Jan eyed my sharply. “I said no. You think I’m crazy?”
“No, I don’t think you’re crazy. You don’t have to be crazy to go see a psychiatrist.” I’d almost said “shrink.”
“I’m going to try to deal with this on my own.”
“But those thoughts you were having,” I said. “About whether to harm yourself.” I couldn’t bring myself to say “suicide.”
“What about them?”
“Are you still having those?”
“People have all kinds of thoughts,” she said, and walked out of the room.
That same day Jan ordered the tickets, an email arrived in my in-box at work:
“We spoke the other day. I know you’re looking into Star Spangled Corrections and how they’re trying to buy up all the votes on council. Reeves is not the only one they’ve treated to trips or gifts. They’ve gotten to practically everyone, so there’s no way this thing is not going to go through. I’ve got a list of what’s being paid out and who’s getting it. I don’t dare phone you or say who I am in this email, but I’m willing to meet you in person and give you all the evidence you need for this. Meet me tomorrow at 5:00 p.m. in the parking lot of Ted’s Lakeview General Store. Take 87 north to Lake George, up by the Adirondack Park Preserve. Take 9 North, which goes for a ways alongside 87. There’s an area where the woods opens up, and that’s where Ted’s is. Don’t come early and hang around and don’t wait long for me. If I’m not there by 5:10, it probably means something has happened and I’m not coming. I’ll tell you this much: I’m a woman, which you probably figured out when I called you, and I will be in a white pickup.”
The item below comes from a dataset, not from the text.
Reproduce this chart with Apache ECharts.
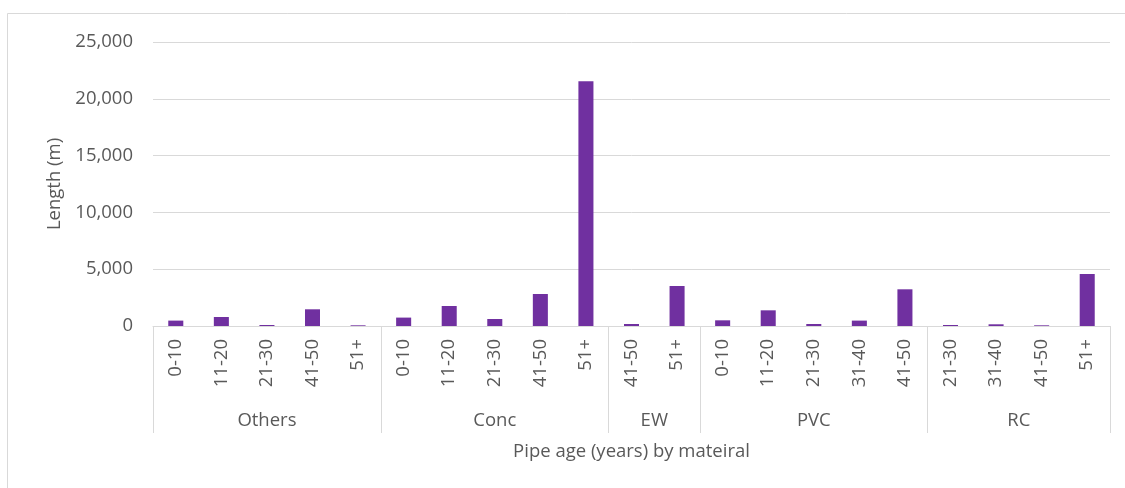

I read it through a couple of times, sitting at my desk in the newsroom. Rattled, I signed out, went to the cafeteria for a coffee, took a couple of sips, left it there, and returned to my desk.
“You okay?” Samantha Henry, at her desk next to mine, asked. “I said hello to you twice and you ignored me.”
The Hotmail address it had been sent from was a random series of letters and numbers that offered no clues about the author. I made a couple of notes, then deleted the email. Then I went into the deleted emails and made sure it was purged from the system. Maybe I was paranoid, but ever since learning that the paper’s owners had an interest in selling land to Star Spangled Corrections, I’d been looking over my shoulder a bit more.
I didn’t trust anyone around here.
“Holy shit,” I said under my breath.
Someone had dirt on the members of Promise Falls council who were accepting bribes, gifts, kickbacks, whatever you wanted to call them, from Elmont Sebastian’s prison corporation.
My story on Reeves’s Florence vacation had never made the paper. His check to Sebastian was obviously written after he’d found out I knew about his Florence trip, but it was enough to bury the story as far as Brian was concerned, and I wasn’t sure I blamed him. I needed something that really nailed Reeves and possibly other council members to the wall.